The antithesis of many a choreographed bullet ballet, Free Fire doesn't have people twisting acrobatically through the air, shooting enemies with deadly accuracy. It doesn't have a bunch of characters who shrug off gunshot wounds with a grimace and supernaturally limited physical impairment. No, shots go high and wide on a regular basis and those that do hit their mark cause serious pain for their targets.

As the shootout wears on the cast becomes ever more grimy and soaked in claret, some of them reduced to an agonising crawl as they attempt to reach their goal. Even at this point the protagonists are still cracking wise with each other and the barbed comments fly just as regularly as the slugs.

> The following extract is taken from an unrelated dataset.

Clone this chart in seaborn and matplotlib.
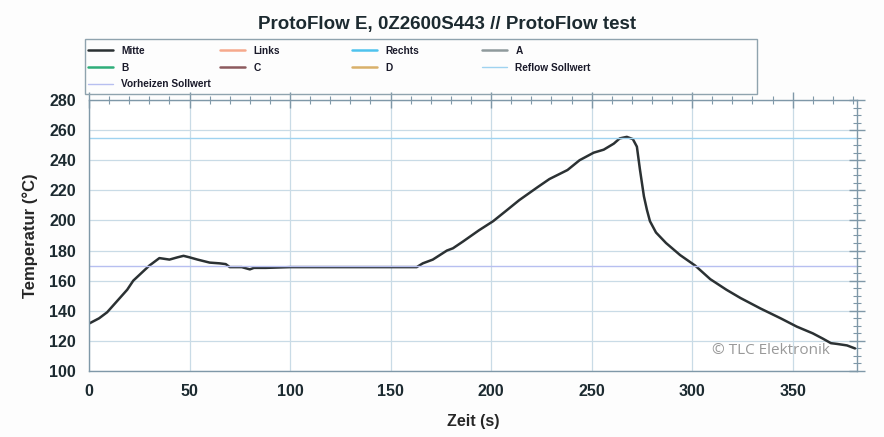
"""Reflow profile plot: ProtoFlow E temperature over time."""

import matplotlib
matplotlib.use("Agg")

import matplotlib.pyplot as plt
import pandas as pd
import seaborn as sns
from matplotlib.patches import Rectangle
from matplotlib.ticker import MultipleLocator

# --- data ---
zeit_s = [0, 5, 9, 15, 19, 22, 26, 30, 35, 40, 44, 47, 50, 54, 60, 65, 68, 70,
          76, 80, 82, 88, 100, 120, 140, 163, 166, 171, 178, 181, 186, 194, 201,
          208, 214, 223, 229, 238, 244, 251, 256, 261, 264, 267.5, 270.5, 272.5,
          274, 276, 277.5, 279, 282, 287, 294, 301.5, 309, 317, 324, 334, 344,
          352, 360, 365, 369, 372, 377, 381]
mitte_c = [131.5, 135, 139, 148, 154, 160, 165, 170, 175, 174, 175.5, 176.5,
           175.5, 174, 172, 171.5, 171, 169, 169, 167.5, 168.5, 168.5, 169, 169,
           169, 169, 171.5, 174, 180, 181.5, 186, 193.5, 199.5, 207, 213.5, 222,
           227.5, 233.5, 240, 245, 247, 251, 254.5, 255.5, 254, 249, 234, 216,
           207, 199.5, 192, 185, 177, 170, 161, 154, 148.5, 141.5, 135, 129.5,
           125, 121.5, 118.5, 118, 117, 115]

reflow_sollwert = 255
vorheizen_sollwert = 170

# channels without data in this run (legend only)
leere_kanaele = ["Links", "Rechts", "A", "B", "C", "D"]
kanal_farben = {
    "Links": "#f6a98c",
    "Rechts": "#4fc3ee",
    "A": "#8f9a9c",
    "B": "#2fae7a",
    "C": "#8c5a5e",
    "D": "#d9b06a",
}

# legend layout: one column of entries per list
legend_spalten = [["Mitte", "B", "Vorheizen Sollwert"], ["Links", "C"],
                  ["Rechts", "D"], ["A", "Reflow Sollwert"]]

df = pd.DataFrame({"Zeit": zeit_s, "Temperatur": mitte_c})

sns.set_style("white")
plt.rcParams["font.family"] = ["Liberation Sans", "DejaVu Sans"]

fig = plt.figure(figsize=(8.84, 4.37), dpi=100)
fig.patch.set_facecolor("#fdfdfd")
ax = fig.add_axes([0.1007, 0.151, 0.8688, 0.6202])

sns.lineplot(data=df, x="Zeit", y="Temperatur", ax=ax, color="#2b3133",
             linewidth=1.8, legend=False)

lines = {"Mitte": ax.get_lines()[0]}
for name in leere_kanaele:
    (ln,) = ax.plot([], [], color=kanal_farben[name], linewidth=1.8)
    lines[name] = ln

lines["Reflow Sollwert"] = ax.axhline(reflow_sollwert, color="#9fd3f0", linewidth=1.0)
lines["Vorheizen Sollwert"] = ax.axhline(vorheizen_sollwert, color="#b7bff0", linewidth=1.0)

ax.set_xlim(0, 382)
ax.set_ylim(100, 280)
ax.xaxis.set_major_locator(MultipleLocator(50))
ax.xaxis.set_minor_locator(MultipleLocator(10))
ax.yaxis.set_major_locator(MultipleLocator(20))
ax.yaxis.set_minor_locator(MultipleLocator(5))

ax.grid(True, which="major", color="#c9dbe6", linewidth=0.9)
ax.set_axisbelow(True)
for sp in ax.spines.values():
    sp.set_color("#7f98a8")
    sp.set_linewidth(1.0)
ax.tick_params(which="both", direction="inout", colors="#7f98a8",
               top=True, right=True, labelcolor="#1c2a30")
ax.tick_params(which="major", length=11, width=1.0, labelsize=11.5, pad=4)
ax.tick_params(which="minor", length=6, width=0.8)
for lab in ax.get_xticklabels() + ax.get_yticklabels():
    lab.set_fontweight("bold")

ax.set_xlabel("Zeit (s)", fontsize=11.5, fontweight="bold", labelpad=11)
ax.set_ylabel("Temperatur (°C)", fontsize=12, fontweight="bold", labelpad=8)

fig.suptitle("ProtoFlow E, 0Z2600S443 // ProtoFlow test", x=0.506, y=0.964,
             fontsize=13.5, fontweight="bold", color="#1c2a30")

# legend box above the axes, columns on a fixed grid
fig.add_artist(Rectangle((85 / 884, 1 - 94 / 437), 672 / 884, 55 / 437,
                         transform=fig.transFigure, fill=False,
                         edgecolor="#8fa3ae", linewidth=1.0))
spalten_x = [88 / 884, 220 / 884, 352 / 884, 482 / 884]
for x0, spalte in zip(spalten_x, legend_spalten):
    leg = fig.legend([lines[n] for n in spalte], spalte, loc="upper left",
                     bbox_to_anchor=(x0, 1 - 46 / 437), frameon=False,
                     fontsize=7.3, handlelength=2.5, handletextpad=0.8,
                     borderpad=0, borderaxespad=0, labelspacing=0.66)
    for t in leg.get_texts():
        t.set_fontweight("bold")
        t.set_color("#1a1a2a")

ax.text(0.811, 0.075, "© TLC Elektronik", transform=ax.transAxes,
        ha="left", va="center", fontsize=11, color="#999999",
        family=["Open Sans", "DejaVu Sans"])

fig.savefig("out.png", dpi=100)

After the trippy, multi-layered delights of High-Rise some might view this latest from Ben Wheatley as being relatively straightforward and perhaps even a little lightweight. Nonsense. This is both bloody and hilarious, continually reloading with a ready supply of cracking dialogue executed with relish by a cast to die for.

It may be a trifle churlish to single out a performance for special mention as everyone in this is very, very good but for me Sharlto Copley steals the piece as the swaggering, spectacularly gauche Vernon who brings the chuckles and the cringes in equal measure. Sample behaviour from Vern: suggesting that Justine goes to retrieve something mid-firefight because "nobody will shoot the bird". He's amusingly awful throughout.

Let's be honest, there isn't a duff performance here. Hammer is excellent as the unruffled Ord, whether he's trying to reason with the increasingly excitable Vern or stopping to light up a joint in the midst of the chaos. Wheatley regular Michael Smiley is as thoroughly watchable as ever and Brie Larson makes sure that it isn't just left to the blokes to kick arse.

The run of excellent Ben Wheatley/Amy Jump movies continues with the smart, slick, Seventies-set shenanigans of Free Fire. It's brash, breezy (at just 91 minutes) and brilliant. Bravo!